The problem is Welfare, while not paying the high price for controls as my example illustrates, to prevent fraud, is paying much more then what a private party would spend. The reason for this is a private party would look at the numbers and cut off the controls once the cost of the controls equals the actual loss being incurred but Welfare demands a higher level of catching Fraud (Mostly to avoid embarrassment when such fraud is found, then any real effort to avoid fraud).

My example were to show the cost to catch ONE person defrauding the Welfare system, not that such cost must be imposed on both people who are NOT committing Fraud and whose who are defrauding the system.

A good example of this was the Ford Pinto. Ford determined that the cost of lawsuits do to people being burned whenever a Pinto was hit in the rear, was less then the cost of replacing a $2 part with a $3 part on the assembly line. Ford took a lot of heat for that decision when it came out in the litigation involving Pintos burning, but Ford determined the millions they paid to each burned victim was still cheaper then replacing the $2 part with the $3 part (Ford was also the last Car maker to remove the Gas tank from behind the seat in Pickup trucks, for the same reason, Ford saw the move as costing more money then what Ford would pay to burn victims).

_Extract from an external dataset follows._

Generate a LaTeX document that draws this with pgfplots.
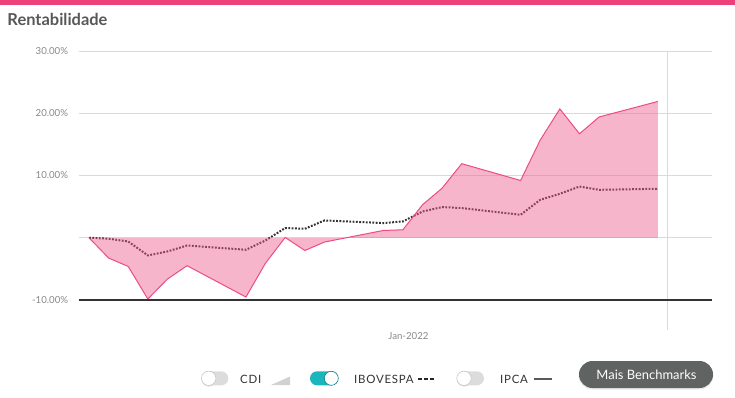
\documentclass[border=0pt]{standalone}
\usepackage{pgfplots}
\usepackage{pgfplotstable}
\pgfplotsset{compat=1.18}
\usepackage{fontspec}
\setmainfont{Lato}
\newfontfamily\legfont[LetterSpace=6.5]{Lato}
\definecolor{topbar}{HTML}{EC407A}
\definecolor{fundline}{HTML}{EE4B84}
\definecolor{fundfill}{HTML}{EE5A8E}
\definecolor{gridc}{HTML}{DADADA}
\definecolor{tickc}{HTML}{888888}
\definecolor{titlec}{HTML}{575757}
\definecolor{tealc}{HTML}{1AB5BD}
\definecolor{btn}{HTML}{5F6362}
\definecolor{ibovc}{HTML}{333333}
\definecolor{legc}{HTML}{333333}
\definecolor{offc}{HTML}{DCDCDC}

\pgfplotstableread{
x y
0 0
1 -3.26
2 -4.61
3 -9.84
4 -6.63
5 -4.49
8 -9.52
9 -4.06
10 0.05
11 -2.05
12 -0.69
15 1.17
16 1.28
17 5.3
18 7.97
19 11.9
22 9.2
23 15.7
24 20.7
25 16.7
26 19.4
29 21.9
}\fund

\pgfplotstableread{
x y
0 0
1 -0.15
2 -0.6
3 -2.84
4 -2.2
5 -1.24
8 -1.93
9 -0.43
10 1.56
11 1.44
12 2.78
15 2.36
16 2.62
17 4.22
18 4.93
19 4.77
22 3.69
23 6.1
24 7.06
25 8.23
26 7.7
29 7.87
}\ibov

\begin{document}
\begin{tikzpicture}
\useasboundingbox (0,0) rectangle (735bp,-398bp);
\fill[topbar] (0,0) rectangle (735bp,-4.5bp);
\node[anchor=base west, inner sep=0pt, font=\fontsize{16.5}{16.5}\selectfont\bfseries, text=titlec] at (7.3bp,-25bp) {Rentabilidade};
\begin{axis}[
  at={(78.5bp,-300bp)}, anchor=south west,
  scale only axis, width=633.2bp, height=249bp,
  xmin=-0.535, xmax=31.74, ymin=-10, ymax=30,
  axis line style={draw=none},
  major tick length=0pt,
  ytick={-10,0,10,20,30},
  yticklabels={-10.00\%,,10.00\%,20.00\%,30.00\%},
  ymajorgrids, grid style={gridc, line width=0.8bp},
  xtick={16.28}, xticklabels={Jan-2022},
  tick label style={font=\fontsize{9.7}{10}\selectfont, text=tickc, inner sep=0pt},
  y tick label style={anchor=east, xshift=-10.2bp},
  x tick label style={anchor=base, yshift=-39.5bp},
  clip=false,
]
\addplot[ibovc, line width=2bp, dash pattern=on 1.8bp off 1.5bp] table {\ibov};
\addplot[draw=none, fill=fundfill, fill opacity=0.45] table {\fund} \closedcycle;
\addplot[fundline, line width=1bp] table {\fund};
\draw[gridc, line width=1bp] (axis cs:29.48,30) -- (axis cs:29.48,-14.8);
\draw[color=ibovc, line width=2bp] (rel axis cs:0,0) -- (rel axis cs:1,0);
\end{axis}
% legend / controls
\fill[offc, rounded corners=7bp] (201.7bp,-371.3bp) rectangle (228.3bp,-385.3bp);
\fill[black!12] (209bp,-379bp) circle (7.6bp);
\draw[fill=white, draw=black!22, line width=0.6bp] (208.7bp,-378.3bp) circle (7.2bp);
\node[anchor=base west, inner sep=0pt, font=\legfont\fontsize{11.5}{12}\selectfont, text=legc] at (240bp,-383.5bp) {CDI};
\fill[black!18] (271bp,-385bp) -- (290bp,-385bp) -- (290bp,-376.5bp) -- cycle;

\fill[tealc, rounded corners=7bp] (310bp,-371.3bp) rectangle (338.3bp,-385.3bp);
\draw[fill=white, draw=tealc!70!black, line width=0.6bp] (331.3bp,-378.3bp) circle (7bp);
\node[anchor=base west, inner sep=0pt, font=\legfont\fontsize{11.5}{12}\selectfont, text=legc] at (354bp,-383.5bp) {IBOVESPA};
\draw[line width=2bp, dash pattern=on 3.5bp off 2.5bp, black!85] (418bp,-379bp) -- (435bp,-379bp);

\fill[offc, rounded corners=7bp] (457bp,-371.3bp) rectangle (484bp,-385.3bp);
\fill[black!12] (464.3bp,-379bp) circle (7.6bp);
\draw[fill=white, draw=black!22, line width=0.6bp] (464bp,-378.3bp) circle (7.2bp);
\node[anchor=base west, inner sep=0pt, font=\legfont\fontsize{11.5}{12}\selectfont, text=legc] at (500bp,-383.5bp) {IPCA};
\draw[line width=2bp, black!65] (534bp,-379bp) -- (552bp,-379bp);

\fill[black!8, rounded corners=14bp] (578.5bp,-361.5bp) rectangle (713.5bp,-389.5bp);
\fill[btn, rounded corners=13.5bp] (579bp,-361bp) rectangle (713bp,-388bp);
\node[anchor=base, inner sep=0pt, font=\fontsize{13}{13}\selectfont, text=white] at (646.5bp,-379.3bp) {Mais Benchmarks};
\end{tikzpicture}
\end{document}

Now, for that decision Ford took a lot of heat, as did the Federal Government. The Federal Government finally ORDERED that all new trucks would NOT have the gas tank behind the seat, and Ford complied (And the Federal Government Ordered any new Pinto be built with the $3 part not the $2 Part). The reason the Federal Government acted was simple, the Government responded to complaints of the people, even if the response would cost more money then any potential savings.

My point for bring up the Pinto and the Ford Pickup, is they show how the money works in such situations. The biggest cost is NOT where the Fraud is found (you have a huge savings in such cases, the $3 part in a Pinto hit in the rear would have saved Ford Millions) but is cases where no fraud is found (i.e. the Millions of Pinto sold that were NEVER hit in the rear, or hit did not explode). The same with Welfare, the savings is NOT in the one case where Fraud is found, but in the hundreds (maybe thousands, if not million) of cases where no fraud is found. The cost of the Controls is the same if fraud is found or not, the saving only occur when fraud is found. The problem is most people are NOT trying to defraud the welfare system, thus the real savings is in cutting back on the paper work welfare recipients have to fill out, not is finding fraud.

Side Note: Both the Pinto and the Pickup was done under Henry Ford II, the grandson of Henry Ford. Henry Ford II was NOT as imaginative as his grandfather nor as concern about the buyers of his cars. The present Generation seems to be more like Henry Ford I then Henry Ford II.